Nous trois ou rien

Avec « Nous trois ou rien », Kheiron, humoriste franco-iranien, rend un bel hommage à son père à travers un film à la fois drôle et poignant sur l’émigration et le vivre-ensemble.

Hibat Tabib, le père du réalisateur, est à l’époque un jeune étudiant qui mène une politique de contestation contre le régime totalitaire du Shah d’Iran.
En 1971, il est arrêté et condamné à dix ans de prison. Il en purgera sept durant lesquels il est torturé et enfermé au cachot sans jamais rien renier de ses principes.
Le sujet du film est grave et tragique mais il est traité avec légèreté, avec ce ton décalé qui étire les zygomatiques toutes les deux minutes, comme dans les stand-up que Kheiron, le réalisateur, pratique par ailleurs. Ainsi le Shah devient un personnage burlesque et grotesque, une sorte d’enfant gâté, incapable de percevoir les enjeux de ce qui est en train de se passer dans son pays. Kheiron trouve un ton original pour narrer la réalité de ce qu’a été ce régime dictatorial, et avec lui, le rire point toujours au bout des larmes et inversement.

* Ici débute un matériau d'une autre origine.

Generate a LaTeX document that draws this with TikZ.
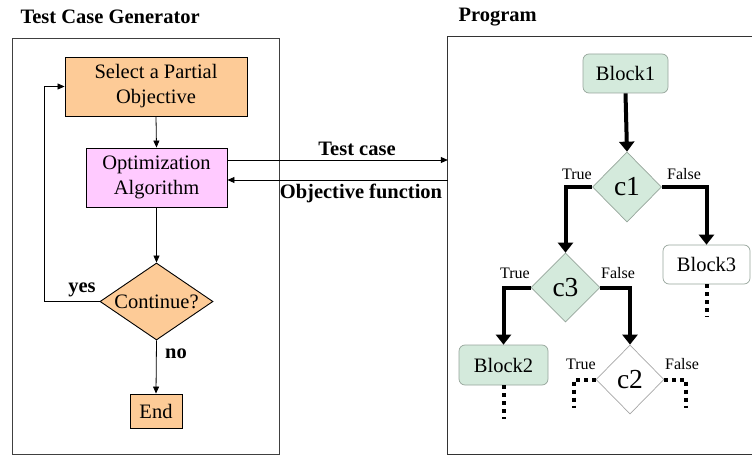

Un dictateur pour un autre

A sa libération, Hibat rencontre Fereshteh, une jeune fille dont il tombe amoureux. Il la demande en mariage à son père, joué par l’irrésistible Gérard Darmon, ce qui donne lieu à une véritable scène d’anthologie. Très rapidement, les jeunes époux donnent naissance à Kheiron, mais leur bonheur est de courte durée. A l’arrivée de Khomeiny, ils se rendent vite compte que l’Iran a chassé un dictateur pour en imposer un autre et, en 1984, ils prennent la décision de fuir le pays, tous les trois. Ils fuient la persécution, parce qu’ils rêvent tout simplement de démocratie et de liberté et qu’ils l’ont revendiquée un peu trop fort. Voilà un exode qui en rappelle d’autres aujourd’hui.

Rire de tout

La seconde partie du film se passe en France, où la famille a finalement trouvé refuge et plus spécialement à Pierrefite-sur-Seine, dans la banlieue parisienne. Face au manque d’entraide et de solidarité, Hibat devient éducateur social et met toute son énergie à faire vivre ensemble des jeunes désœuvrés et des familles de cultures très diverses. Fereshteh, de son côté, tente également de sensibiliser les femmes et de les émanciper de la domination de leur mari. Le défi est de taille et le découragement fréquent. Mais Hibat en a vu d’autres…
Cette comédie, aux allures de conte universel, est à voir par tous et à montrer aux jeunes. Il évite aussi la sensiblerie pour trouver le second degré qui fait passer des messages l’air de rien.
« Les gens qui ont connu un gouvernement sous lequel ils ne se sentaient pas épanouis et en totale liberté, ont en eux un second degré naturel parce qu’ils ne se sentaient pas en totale liberté, ont en eux un second degré naturel, parce qu’ils ne peuvent pas tout dire à haute voix, confiait récemment le réalisateur à une chaîne de télévision française. Mais pour survivre, on est obligé de tout dire et de rire de tout ».

Nous trois ou rien, film de Kheiro,; Gaumont distribution, 2014.